:: THE TASK ::
Extract the whole listing as it stands. Do not include the pictures.
━━━━━ DATA SECTION ━━━━━
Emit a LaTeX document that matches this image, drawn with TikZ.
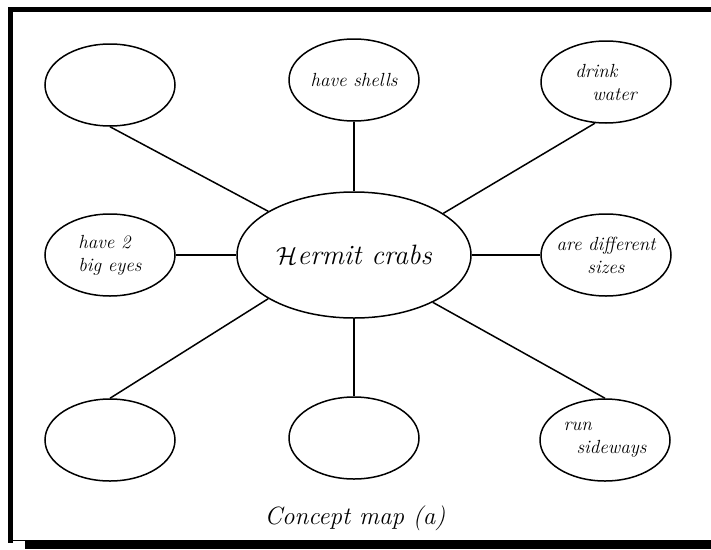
\documentclass[tikz,border=0pt]{standalone}
\usetikzlibrary{shapes.geometric}

\begin{document}
\begin{tikzpicture}[x=1pt,y=-1pt,
    bubble/.style={draw,ellipse,line width=1.5pt,minimum width=130pt,
      minimum height=82pt,inner sep=0pt,
      font=\fontsize{19}{23}\selectfont\itshape},
    link/.style={line width=1.5pt}]
  \useasboundingbox (0,0) rectangle (711,549);
  % frame with its shadow
  \fill (8,7) rectangle (711,12);
  \fill (8,7) rectangle (13,543);
  \fill (25,540) rectangle (711,549);
  \draw[line width=1pt] (13,540.5) -- (25,540.5);

  \node[bubble,minimum width=234pt,minimum height=126pt,
        font=\fontsize{28}{30}\selectfont\itshape] (crabs) at (354,255) {$\mathcal{H}$ermit crabs};

  \node[bubble] (blankA) at (110,85) {};
  \node[bubble] (shells) at (354,80) {have shells};
  \node[bubble,align=left] (water) at (606,82) {drink\\\hspace*{17pt}water};
  \node[bubble,align=left] (eyes) at (110,255) {have 2\\big eyes};
  \node[bubble,align=center,inner xsep=-8pt] (sizes) at (606,255) {are different\\sizes};
  \node[bubble] (blankB) at (110,440) {};
  \node[bubble] (blankC) at (354,438) {};
  \node[bubble,align=left] (sideways) at (605,440) {run\\\hspace*{13pt}sideways};

  \begin{scope}[every path/.style={link}]
    \draw (blankA.south) -- (crabs.153);
    \draw (shells.south) -- (crabs.north);
    \draw (water.255) -- (crabs.25);
    \draw (eyes.east) -- (crabs.west);
    \draw (sizes.west) -- (crabs.east);
    \draw (blankB.north) -- (crabs.207);
    \draw (blankC.north) -- (crabs.south);
    \draw (sideways.north) -- (crabs.-31);
  \end{scope}

  \node[font=\fontsize{25}{28}\selectfont\itshape] (caption) at (355,518) {Concept map (a)};
\end{tikzpicture}
\end{document}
━━━━━
:: WRITTEN ANSWER ::
Emit a LaTeX document that matches this image, drawn with TikZ.
\documentclass[tikz,border=0pt]{standalone}
\usetikzlibrary{shapes.geometric}

\begin{document}
\begin{tikzpicture}[x=1pt,y=-1pt,
    bubble/.style={draw,ellipse,line width=1.5pt,minimum width=130pt,
      minimum height=82pt,inner sep=0pt,
      font=\fontsize{19}{23}\selectfont\itshape},
    link/.style={line width=1.5pt}]
  \useasboundingbox (0,0) rectangle (711,549);
  % frame with its shadow
  \fill (8,7) rectangle (711,12);
  \fill (8,7) rectangle (13,543);
  \fill (25,540) rectangle (711,549);
  \draw[line width=1pt] (13,540.5) -- (25,540.5);

  \node[bubble,minimum width=234pt,minimum height=126pt,
        font=\fontsize{28}{30}\selectfont\itshape] (crabs) at (354,255) {$\mathcal{H}$ermit crabs};

  \node[bubble] (blankA) at (110,85) {};
  \node[bubble] (shells) at (354,80) {have shells};
  \node[bubble,align=left] (water) at (606,82) {drink\\\hspace*{17pt}water};
  \node[bubble,align=left] (eyes) at (110,255) {have 2\\big eyes};
  \node[bubble,align=center,inner xsep=-8pt] (sizes) at (606,255) {are different\\sizes};
  \node[bubble] (blankB) at (110,440) {};
  \node[bubble] (blankC) at (354,438) {};
  \node[bubble,align=left] (sideways) at (605,440) {run\\\hspace*{13pt}sideways};

  \begin{scope}[every path/.style={link}]
    \draw (blankA.south) -- (crabs.153);
    \draw (shells.south) -- (crabs.north);
    \draw (water.255) -- (crabs.25);
    \draw (eyes.east) -- (crabs.west);
    \draw (sizes.west) -- (crabs.east);
    \draw (blankB.north) -- (crabs.207);
    \draw (blankC.north) -- (crabs.south);
    \draw (sideways.north) -- (crabs.-31);
  \end{scope}

  \node[font=\fontsize{25}{28}\selectfont\itshape] (caption) at (355,518) {Concept map (a)};
\end{tikzpicture}
\end{document}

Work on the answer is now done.